Aunque las cifras suelen ser frías, podemos recordar algunas a tenor de nuestro viaje por las faldas del Vesubio, a modo de conclusión. Los restos de Pompeya fueron oficialmente descubiertos en 1594, pero las primeras excavaciones se realizaron más tarde, en 1748, y la creación de los célebres moldes de escayola de los cuerpos sepultados, en 1863. La del año 79 D.C. fue la más grande erupción en unos cuatro mil años; más teniendo en cuenta que el volcán había permanecido inactivo (en realidad, “acumulando fuerzas”) desde hacía otros cuatrocientos (una leve válvula de escape la proporcionó el terremoto del año 62 D.C.).
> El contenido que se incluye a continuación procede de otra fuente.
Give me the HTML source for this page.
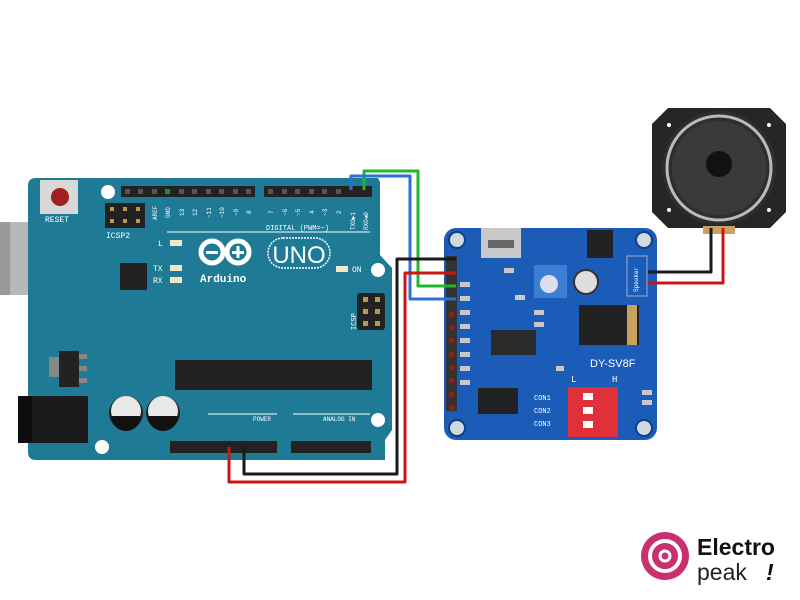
<!DOCTYPE html>
<html><head><meta charset="utf-8"><style>html,body{margin:0;padding:0;background:#fff}svg{display:block}</style></head>
<body>
<svg width="800" height="600" viewBox="0 0 800 600" xmlns="http://www.w3.org/2000/svg" font-family="Liberation Mono, monospace">
<rect width="800" height="600" fill="#fff"/>
<!-- USB -->
<rect x="0" y="222" width="78" height="73" fill="#b8b8b8"/>
<rect x="0" y="222" width="10" height="73" fill="#9a9a9a"/>
<rect x="28" y="218" width="8" height="82" fill="#a5a5a5"/>
<!-- Arduino board -->
<path d="M36 178 H378 L380 182 V255 L392 268 V430 L385 440 V460 H36 Q28 460 28 452 V186 Q28 178 36 178Z" fill="#1f7a96"/>
<rect x="18" y="396" width="70" height="47" fill="#1a1a1a"/>
<rect x="18" y="396" width="14" height="47" fill="#0d0d0d"/>
<!-- reset -->
<rect x="40" y="180" width="38" height="34" fill="#d8d8d8"/>
<circle cx="60" cy="197" r="9" fill="#a21f1f"/>
<text x="45" y="222" font-size="8" fill="#fff">RESET</text>
<!-- holes -->
<circle cx="108" cy="192" r="7" fill="#fff"/>
<circle cx="378" cy="270" r="7" fill="#fff"/>
<circle cx="378" cy="420" r="7" fill="#fff"/>
<circle cx="102" cy="447" r="7" fill="#fff"/>
<!-- ICSP2 -->
<rect x="105" y="203" width="40" height="25" fill="#222"/>
<g fill="#b89a4a"><rect x="110" y="207" width="4" height="4"/><rect x="123" y="207" width="4" height="4"/><rect x="136" y="207" width="4" height="4"/><rect x="110" y="219" width="4" height="4"/><rect x="123" y="219" width="4" height="4"/><rect x="136" y="219" width="4" height="4"/></g>
<text x="106" y="238" font-size="8" fill="#fff">ICSP2</text>
<!-- top headers -->
<rect x="121" y="186" width="134" height="11" fill="#222"/>
<rect x="264" y="186" width="108" height="11" fill="#222"/>
<g fill="#555">
<rect x="125" y="189" width="5" height="5"/><rect x="138" y="189" width="5" height="5"/><rect x="152" y="189" width="5" height="5"/><rect x="179" y="189" width="5" height="5"/><rect x="192" y="189" width="5" height="5"/><rect x="206" y="189" width="5" height="5"/><rect x="219" y="189" width="5" height="5"/><rect x="233" y="189" width="5" height="5"/><rect x="246" y="189" width="5" height="5"/>
<rect x="268" y="189" width="5" height="5"/><rect x="282" y="189" width="5" height="5"/><rect x="295" y="189" width="5" height="5"/><rect x="309" y="189" width="5" height="5"/><rect x="322" y="189" width="5" height="5"/><rect x="336" y="189" width="5" height="5"/></g>
<rect x="165" y="189" width="5" height="5" fill="#2a8a2a"/>
<g font-size="6" fill="#fff">
<text x="157" y="220" transform="rotate(-90 157 220)">AREF</text>
<text x="170" y="218" transform="rotate(-90 170 218)">GND</text>
<text x="184" y="216" transform="rotate(-90 184 216)">13</text>
<text x="197" y="216" transform="rotate(-90 197 216)">12</text>
<text x="211" y="218" transform="rotate(-90 211 218)">~11</text>
<text x="224" y="218" transform="rotate(-90 224 218)">~10</text>
<text x="238" y="216" transform="rotate(-90 238 216)">~9</text>
<text x="251" y="214" transform="rotate(-90 251 214)">8</text>
<text x="273" y="214" transform="rotate(-90 273 214)">7</text>
<text x="287" y="216" transform="rotate(-90 287 216)">~6</text>
<text x="300" y="216" transform="rotate(-90 300 216)">~5</text>
<text x="314" y="214" transform="rotate(-90 314 214)">4</text>
<text x="327" y="216" transform="rotate(-90 327 216)">~3</text>
<text x="341" y="214" transform="rotate(-90 341 214)">2</text>
<text x="355" y="230" transform="rotate(-90 355 230)">TXO▶1</text>
<text x="368" y="230" transform="rotate(-90 368 230)">RXO◀0</text>
<text x="266" y="230" font-size="7">DIGITAL (PWM=~)</text>
<text x="158" y="246" font-size="8">L</text>
<text x="153" y="271" font-size="8">TX</text>
<text x="153" y="283" font-size="8">RX</text>
<text x="352" y="272" font-size="8">ON</text>
<text x="253" y="421" font-size="6">POWER</text>
<text x="323" y="421" font-size="6">ANALOG IN</text>
</g>
<line x1="167" y1="232" x2="370" y2="232" stroke="#fff" stroke-width="1"/>
<line x1="208" y1="414" x2="277" y2="414" stroke="#fff" stroke-width="1"/>
<line x1="293" y1="414" x2="370" y2="414" stroke="#fff" stroke-width="1"/>
<rect x="170" y="240" width="12" height="6" fill="#f0e6c8"/>
<rect x="170" y="265" width="12" height="6" fill="#f0e6c8"/>
<rect x="170" y="277" width="12" height="6" fill="#f0e6c8"/>
<rect x="336" y="266" width="12" height="6" fill="#f0e6c8"/>
<!-- logo -->
<g fill="none" stroke="#fff" stroke-width="5"><circle cx="212" cy="252" r="11"/><circle cx="238" cy="252" r="11"/></g>
<rect x="206" y="251" width="12" height="3" fill="#fff"/><rect x="232" y="251" width="12" height="3" fill="#fff"/><rect x="236.5" y="246" width="3" height="12" fill="#fff"/>
<rect x="268" y="238" width="62" height="30" rx="15" fill="none" stroke="#fff" stroke-width="1.5" stroke-dasharray="2 1"/>
<text x="299" y="263" font-family="Liberation Sans, sans-serif" font-size="24" fill="#fff" text-anchor="middle">UNO</text>
<text x="200" y="282" font-size="11" fill="#fff" font-weight="bold">Arduino</text>
<!-- chips -->
<rect x="120" y="263" width="27" height="27" fill="#222"/>
<rect x="49" y="357" width="10" height="20" fill="#888"/>
<rect x="59" y="351" width="20" height="36" fill="#222"/>
<g fill="#888"><rect x="79" y="354" width="8" height="5"/><rect x="79" y="366" width="8" height="5"/><rect x="79" y="378" width="8" height="5"/></g>
<rect x="175" y="360" width="197" height="30" fill="#222"/>
<rect x="357" y="293" width="28" height="37" rx="3" fill="#222"/>
<g fill="#b89a4a"><rect x="363" y="297" width="5" height="5"/><rect x="375" y="297" width="5" height="5"/><rect x="363" y="309" width="5" height="5"/><rect x="375" y="309" width="5" height="5"/><rect x="363" y="321" width="5" height="5"/><rect x="375" y="321" width="5" height="5"/></g>
<text x="356" y="330" font-size="7" fill="#fff" transform="rotate(-90 356 330)">ICSP</text>
<!-- capacitors -->
<g><circle cx="126" cy="413" r="17" fill="#222"/><circle cx="126" cy="411" r="15" fill="#e8e8e8"/><path d="M111 416 A15 15 0 0 0 141 416Z" fill="#111"/></g>
<g><circle cx="163" cy="413" r="17" fill="#222"/><circle cx="163" cy="411" r="15" fill="#e8e8e8"/><path d="M148 416 A15 15 0 0 0 178 416Z" fill="#111"/></g>
<!-- bottom headers -->
<rect x="170" y="441" width="107" height="12" fill="#222"/>
<rect x="291" y="441" width="80" height="12" fill="#222"/>
<!-- module -->
<rect x="444" y="228" width="213" height="212" rx="12" fill="#1b5cb8"/>
<g fill="#d0d8e0" stroke="#0e3f80" stroke-width="2"><circle cx="457" cy="240" r="8"/><circle cx="644" cy="240" r="8"/><circle cx="457" cy="428" r="8"/><circle cx="644" cy="428" r="8"/></g>
<rect x="446" y="256" width="11" height="155" fill="#333"/>
<g fill="#a01818"><rect x="449" y="312" width="5" height="5"/><rect x="449" y="325" width="5" height="5"/><rect x="449" y="338" width="5" height="5"/><rect x="449" y="352" width="5" height="5"/><rect x="449" y="365" width="5" height="5"/><rect x="449" y="378" width="5" height="5"/><rect x="449" y="392" width="5" height="5"/><rect x="449" y="405" width="5" height="5"/></g>
<g fill="#c8c8c8"><rect x="460" y="282" width="10" height="5"/><rect x="460" y="296" width="10" height="5"/><rect x="460" y="310" width="10" height="5"/><rect x="460" y="324" width="10" height="5"/><rect x="460" y="338" width="10" height="5"/><rect x="460" y="352" width="10" height="5"/><rect x="460" y="366" width="10" height="5"/><rect x="460" y="380" width="10" height="5"/><rect x="504" y="268" width="10" height="5"/><rect x="515" y="295" width="10" height="5"/><rect x="534" y="310" width="10" height="5"/><rect x="534" y="322" width="10" height="5"/><rect x="556" y="366" width="8" height="5"/><rect x="642" y="390" width="10" height="5"/><rect x="642" y="400" width="10" height="5"/><rect x="595" y="232" width="8" height="4"/></g>
<rect x="481" y="228" width="40" height="30" fill="#c8c8c8"/><rect x="488" y="240" width="26" height="8" fill="#666"/>
<rect x="587" y="230" width="26" height="28" fill="#222"/>
<rect x="534" y="265" width="33" height="33" fill="#3b7fd4"/><circle cx="549" cy="284" r="9" fill="#dde"/>
<circle cx="586" cy="282" r="12" fill="#ddd" stroke="#333" stroke-width="2"/>
<rect x="579" y="305" width="60" height="40" fill="#222"/>
<rect x="627" y="305" width="10" height="40" fill="#c8a060"/>
<rect x="491" y="330" width="45" height="25" fill="#2a2a2a"/>
<rect x="478" y="388" width="40" height="26" fill="#222"/>
<text x="590" y="367" font-size="11" fill="#fff" font-family="Liberation Sans, sans-serif">DY-SV8F</text>
<text x="571" y="382" font-size="9" fill="#fff">L</text><text x="612" y="382" font-size="9" fill="#fff">H</text>
<rect x="568" y="387" width="50" height="50" fill="#e0303a"/>
<g fill="#fff"><rect x="583" y="393" width="10" height="7"/><rect x="583" y="407" width="10" height="7"/><rect x="583" y="421" width="10" height="7"/></g>
<g font-size="7" fill="#fff"><text x="534" y="400">CON1</text><text x="534" y="413">CON2</text><text x="534" y="426">CON3</text></g>
<rect x="627" y="256" width="20" height="40" fill="#1b5cb8" stroke="#aac" stroke-width="1"/>
<text x="638" y="292" font-size="6" fill="#fff" transform="rotate(-90 638 292)">Speaker</text>
<!-- speaker -->
<path d="M668 108 H770 L786 124 V212 L770 228 H668 L652 212 V124Z" fill="#262626"/>
<circle cx="719" cy="168" r="57" fill="#2e2e2e"/>
<circle cx="719" cy="168" r="52" fill="none" stroke="#bbb" stroke-width="3"/>
<circle cx="719" cy="168" r="47" fill="#3a3a3a"/>
<circle cx="719" cy="164" r="13" fill="#111"/>
<g fill="#fff"><circle cx="669" cy="125" r="2"/><circle cx="769" cy="125" r="2"/><circle cx="669" cy="210" r="2"/><circle cx="769" cy="210" r="2"/></g>
<rect x="703" y="226" width="32" height="8" fill="#c8a060"/>
<!-- wires -->
<g fill="none" stroke-width="3" stroke-linejoin="round">
<polyline points="364,190 364,171 418,171 418,286 456,286" stroke="#1fb82a"/>
<polyline points="351,190 351,176 410,176 410,299 456,299" stroke="#2d6fd6"/>
<polyline points="244,447 244,474 397,474 397,259 456,259" stroke="#1a1a1a"/>
<polyline points="229,447 229,482 405,482 405,273 456,273" stroke="#cc1414"/>
<polyline points="648,272 711,272 711,228" stroke="#1a1a1a"/>
<polyline points="648,283 723,283 723,228" stroke="#cc1414"/>
</g>
<!-- electropeak logo -->
<circle cx="665" cy="556" r="24" fill="#c9306f"/>
<circle cx="665" cy="556" r="15" fill="none" stroke="#fff" stroke-width="4"/>
<circle cx="665" cy="556" r="5" fill="#c9306f" stroke="#fff" stroke-width="3"/>
<text x="697" y="555" font-family="Liberation Sans, sans-serif" font-size="23" font-weight="bold" fill="#111">Electro</text>
<text x="697" y="580" font-family="Liberation Sans, sans-serif" font-size="23" fill="#222">peak</text>
<text x="766" y="580" font-family="Liberation Sans, sans-serif" font-size="23" font-weight="bold" font-style="italic" fill="#111">!</text>
</svg>
</body></html>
Y como advertíamos anteriormente, no fueron la lava o los escombros –como la piedra pómez o el lapilli-, los brazos ejecutores, sino el aire letal de polvo y ceniza que, a unos cien grados centígrados y unos doscientos kilómetros por hora, produjeron las llamadas “nubes piroplásticas”, ocasionadas cuando la ingente masa de energía se desplomaba sobre el volcán. Hubo hasta cinco, siendo la última la más extendida y, finalmente, la causante de la muerte de unas diez mil personas repartidas por toda la geografía. 

Pero sería la cuarta la que, según los expertos, cercenó en un abrir y cerrar de ojos la vida de los habitantes que aún quedaban en Pompeya (la mayoría había salido de la ciudad, aunque como hemos visto, no todos pudieron salvarse por ello). Un total de veinte mil personas fallecieron y un número inicial de mil cuarenta y cuatro cuerpos fueron recuperados. La última vez que el volcán entró en erupción fue en 1944.